We’ve all been there. You work hard on putting together your roadmap, finding just the right opportunities you should focus on. But when you present it to various internal audiences, whap! You get smacked in the face with questions: “Where is the feature for my top customer?” “What about cloud?” “I thought the new infrastructure was going to be next.”
Not getting support for the roadmap results from not getting buy in from the people who sell and support your product. They cannot see how you came up with your list and why you chose to put one thing in front of another. And whether you’ve built your roadmap up from a set of features or down from a set of strategic initiatives, you need to get your entire organization on board.

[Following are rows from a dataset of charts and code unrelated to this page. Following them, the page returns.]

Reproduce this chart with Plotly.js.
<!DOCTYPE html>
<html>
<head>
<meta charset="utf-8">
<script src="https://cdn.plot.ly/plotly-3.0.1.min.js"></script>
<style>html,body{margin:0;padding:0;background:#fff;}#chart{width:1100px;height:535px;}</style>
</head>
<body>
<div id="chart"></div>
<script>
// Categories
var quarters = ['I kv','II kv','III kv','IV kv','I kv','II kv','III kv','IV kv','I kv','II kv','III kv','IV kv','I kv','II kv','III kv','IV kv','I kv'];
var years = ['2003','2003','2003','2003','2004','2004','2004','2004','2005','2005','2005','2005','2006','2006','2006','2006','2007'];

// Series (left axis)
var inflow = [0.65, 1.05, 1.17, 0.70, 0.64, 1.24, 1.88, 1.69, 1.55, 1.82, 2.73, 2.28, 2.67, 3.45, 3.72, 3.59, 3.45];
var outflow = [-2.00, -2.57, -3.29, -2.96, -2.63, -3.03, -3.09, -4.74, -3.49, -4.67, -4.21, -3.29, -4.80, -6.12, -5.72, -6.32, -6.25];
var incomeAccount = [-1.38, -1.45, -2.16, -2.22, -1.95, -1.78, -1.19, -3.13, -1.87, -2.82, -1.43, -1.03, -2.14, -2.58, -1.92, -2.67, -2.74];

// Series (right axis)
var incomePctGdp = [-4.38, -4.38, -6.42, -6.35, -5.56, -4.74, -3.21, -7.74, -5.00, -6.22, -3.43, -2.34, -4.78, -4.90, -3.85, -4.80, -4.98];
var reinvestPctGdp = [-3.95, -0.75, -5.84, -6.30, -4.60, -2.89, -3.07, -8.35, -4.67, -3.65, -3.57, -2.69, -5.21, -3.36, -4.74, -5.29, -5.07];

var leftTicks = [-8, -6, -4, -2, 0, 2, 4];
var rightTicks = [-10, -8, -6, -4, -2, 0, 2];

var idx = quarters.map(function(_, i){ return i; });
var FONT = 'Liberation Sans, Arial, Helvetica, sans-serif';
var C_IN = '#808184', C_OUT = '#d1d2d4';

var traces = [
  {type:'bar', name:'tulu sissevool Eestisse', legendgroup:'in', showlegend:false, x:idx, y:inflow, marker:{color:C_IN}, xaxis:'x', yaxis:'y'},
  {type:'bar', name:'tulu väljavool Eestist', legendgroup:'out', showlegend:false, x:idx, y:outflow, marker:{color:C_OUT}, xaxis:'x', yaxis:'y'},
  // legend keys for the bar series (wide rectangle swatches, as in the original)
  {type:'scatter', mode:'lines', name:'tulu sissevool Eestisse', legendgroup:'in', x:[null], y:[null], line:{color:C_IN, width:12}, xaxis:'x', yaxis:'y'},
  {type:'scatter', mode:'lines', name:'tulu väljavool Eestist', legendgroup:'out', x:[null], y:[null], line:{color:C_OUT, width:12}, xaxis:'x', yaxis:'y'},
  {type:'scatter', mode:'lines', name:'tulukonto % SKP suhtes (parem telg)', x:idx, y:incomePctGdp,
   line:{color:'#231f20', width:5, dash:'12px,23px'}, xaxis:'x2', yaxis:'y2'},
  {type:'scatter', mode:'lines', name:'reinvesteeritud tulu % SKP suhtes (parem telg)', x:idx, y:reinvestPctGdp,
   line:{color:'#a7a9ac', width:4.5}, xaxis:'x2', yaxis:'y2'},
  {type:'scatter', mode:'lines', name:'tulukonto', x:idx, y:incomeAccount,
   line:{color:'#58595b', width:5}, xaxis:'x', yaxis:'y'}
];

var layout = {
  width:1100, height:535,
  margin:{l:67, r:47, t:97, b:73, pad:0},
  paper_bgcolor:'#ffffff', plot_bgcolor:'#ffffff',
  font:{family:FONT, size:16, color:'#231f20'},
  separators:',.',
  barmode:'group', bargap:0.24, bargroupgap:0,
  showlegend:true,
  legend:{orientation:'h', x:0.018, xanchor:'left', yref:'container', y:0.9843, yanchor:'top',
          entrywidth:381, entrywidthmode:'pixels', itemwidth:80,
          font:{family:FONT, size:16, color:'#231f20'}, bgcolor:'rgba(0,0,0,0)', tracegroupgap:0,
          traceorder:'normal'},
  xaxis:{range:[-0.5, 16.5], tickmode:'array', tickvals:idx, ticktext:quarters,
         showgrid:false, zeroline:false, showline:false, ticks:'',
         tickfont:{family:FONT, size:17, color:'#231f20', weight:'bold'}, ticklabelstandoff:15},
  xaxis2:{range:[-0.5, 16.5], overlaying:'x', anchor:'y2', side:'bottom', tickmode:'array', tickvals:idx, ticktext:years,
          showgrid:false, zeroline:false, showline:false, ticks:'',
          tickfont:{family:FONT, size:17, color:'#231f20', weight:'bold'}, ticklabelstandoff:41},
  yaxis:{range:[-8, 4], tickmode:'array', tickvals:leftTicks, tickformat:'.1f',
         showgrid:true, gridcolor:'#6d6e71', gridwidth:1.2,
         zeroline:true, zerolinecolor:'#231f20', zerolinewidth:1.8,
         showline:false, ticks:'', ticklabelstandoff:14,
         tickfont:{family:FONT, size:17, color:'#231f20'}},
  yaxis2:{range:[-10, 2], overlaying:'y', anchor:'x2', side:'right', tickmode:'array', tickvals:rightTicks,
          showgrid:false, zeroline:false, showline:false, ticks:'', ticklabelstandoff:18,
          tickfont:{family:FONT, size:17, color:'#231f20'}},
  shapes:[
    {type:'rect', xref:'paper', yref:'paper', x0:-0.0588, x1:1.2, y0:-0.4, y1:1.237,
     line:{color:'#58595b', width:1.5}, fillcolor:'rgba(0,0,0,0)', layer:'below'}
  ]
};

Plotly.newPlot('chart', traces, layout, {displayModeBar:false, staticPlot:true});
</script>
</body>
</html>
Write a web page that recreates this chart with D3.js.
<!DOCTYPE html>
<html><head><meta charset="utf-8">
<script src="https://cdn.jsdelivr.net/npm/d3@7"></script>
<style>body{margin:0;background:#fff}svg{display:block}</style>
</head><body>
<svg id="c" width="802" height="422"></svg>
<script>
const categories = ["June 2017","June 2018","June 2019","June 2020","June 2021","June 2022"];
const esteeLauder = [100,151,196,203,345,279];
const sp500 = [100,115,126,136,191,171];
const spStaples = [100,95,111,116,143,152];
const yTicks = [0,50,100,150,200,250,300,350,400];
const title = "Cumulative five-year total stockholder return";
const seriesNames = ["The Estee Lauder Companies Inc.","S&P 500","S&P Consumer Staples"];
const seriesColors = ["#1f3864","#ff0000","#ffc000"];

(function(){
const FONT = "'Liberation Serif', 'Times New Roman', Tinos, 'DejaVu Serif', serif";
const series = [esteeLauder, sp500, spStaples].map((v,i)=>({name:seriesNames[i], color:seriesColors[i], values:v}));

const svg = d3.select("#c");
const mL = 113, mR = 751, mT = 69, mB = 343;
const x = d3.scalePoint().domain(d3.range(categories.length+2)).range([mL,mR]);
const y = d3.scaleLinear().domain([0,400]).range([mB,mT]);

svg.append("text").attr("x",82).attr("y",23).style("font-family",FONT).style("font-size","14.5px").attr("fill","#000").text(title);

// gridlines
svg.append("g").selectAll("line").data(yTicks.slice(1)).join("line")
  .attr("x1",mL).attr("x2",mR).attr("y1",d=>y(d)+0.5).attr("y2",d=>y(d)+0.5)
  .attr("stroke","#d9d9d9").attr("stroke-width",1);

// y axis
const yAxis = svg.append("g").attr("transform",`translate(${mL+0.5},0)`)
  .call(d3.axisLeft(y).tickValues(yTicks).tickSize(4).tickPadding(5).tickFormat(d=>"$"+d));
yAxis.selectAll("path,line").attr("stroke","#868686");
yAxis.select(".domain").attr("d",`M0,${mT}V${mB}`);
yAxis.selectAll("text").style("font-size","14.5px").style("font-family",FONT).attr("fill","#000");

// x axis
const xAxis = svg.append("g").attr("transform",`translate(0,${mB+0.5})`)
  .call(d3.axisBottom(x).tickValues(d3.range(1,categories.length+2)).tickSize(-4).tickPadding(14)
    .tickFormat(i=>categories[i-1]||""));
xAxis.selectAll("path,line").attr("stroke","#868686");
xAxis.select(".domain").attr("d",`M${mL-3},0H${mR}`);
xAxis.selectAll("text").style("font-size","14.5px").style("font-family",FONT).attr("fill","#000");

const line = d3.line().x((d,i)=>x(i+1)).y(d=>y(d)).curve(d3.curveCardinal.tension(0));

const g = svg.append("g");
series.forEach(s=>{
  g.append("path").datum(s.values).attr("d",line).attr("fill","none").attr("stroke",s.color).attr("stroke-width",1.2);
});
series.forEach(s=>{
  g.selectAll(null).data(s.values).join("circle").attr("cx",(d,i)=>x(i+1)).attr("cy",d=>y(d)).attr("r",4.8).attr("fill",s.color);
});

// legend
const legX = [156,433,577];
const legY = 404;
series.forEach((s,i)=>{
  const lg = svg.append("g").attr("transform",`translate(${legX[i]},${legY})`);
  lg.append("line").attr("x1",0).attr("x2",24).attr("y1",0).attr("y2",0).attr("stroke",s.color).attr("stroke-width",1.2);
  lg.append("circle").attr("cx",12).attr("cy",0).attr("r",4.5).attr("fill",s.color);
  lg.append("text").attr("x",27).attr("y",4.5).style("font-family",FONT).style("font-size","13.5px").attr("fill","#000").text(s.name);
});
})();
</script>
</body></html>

That starts with showing everyone your process. Explain the different factors you used when prioritizing the roadmap: impact to customer, number or percentage of customers affected, revenue and cost estimates, strategic initiatives and so on. Explain the formulas. You want them discussing the factors and the weights, not arguing about individual items. Once they see a method in your approach, they’re more inclined to support it.
But let’s take it further. Ask representatives from each team to vote “yay or nay” to each item on the roadmap. I’ve found that people are more inclined to support something when they’ve had the chance to define it or at least contribute to its definition. In the following template, I’ve added a section to the roadmap for internal buy in with a column for each organizational group. Each group can say whether that item is critical for their group or their customers. (Note: Each idea has one point already built in, since the idea had to be accepted by product management first.)
In this particular case, it’s clear that the first feature is important to nearly everyone. Further down you can see the sales and marketing teams are big on the social media integrations, while the post-sales groups want real-time status updates and point tracker. The leadership team values everything.
To focus conversations, limit the number of votes per operational area. There are 11 items in this list; give each team 5 or 6 votes and see what happens. Like the game of musical chairs, where there’s always one chair fewer than the number of children playing, this approach prevents people from choosing everything and really forces them to prioritize.
This technique enables you to earn internal buy in, but what about customers?
Some companies prefer to keep their internal plans internal. But startups and other companies may find sharing the roadmap can be a great way to promote and validate innovation plans.
You could use the same scoring approach at your next customer meeting, adding a column for customer votes. Or even better, add a column for each target market segment. Then you can see that Japan and Korea want certain capabilities, while Western Europe wants a different set. Or you can distinguish the needs of financial services from those of manufacturing.
I implemented a similar technique with my customers using jellybeans and fishbowls. At the time, we had many big initiatives—more than we could do—and no clear strategic direction from inside the company. I held a customer advisory board meeting of a dozen customers. At the side of the room I had a dozen fishbowls, each labeled with the name of one initiative. I gave each company a bag of 50 jellybeans and asked them to vote. Some were very careful, putting seven beans here and 17 beans there, but one customer (our most vocal) threw his entire bag of jellybeans into one fishbowl. He said, “I can’t keep using your product if you don’t complete this!” The “jellybean and fishbowl” method is simple; it’s easy to explain and it doesn’t cost much.
Want buy in for your roadmap? Create a prioritization scheme that makes sense to both colleagues and customers and that doesn’t require too much technology to support. Solicit feedback and insights and then show them the math. When they understand the logic behind your longer-term plans, they feel part of the process—and are more likely to get on board.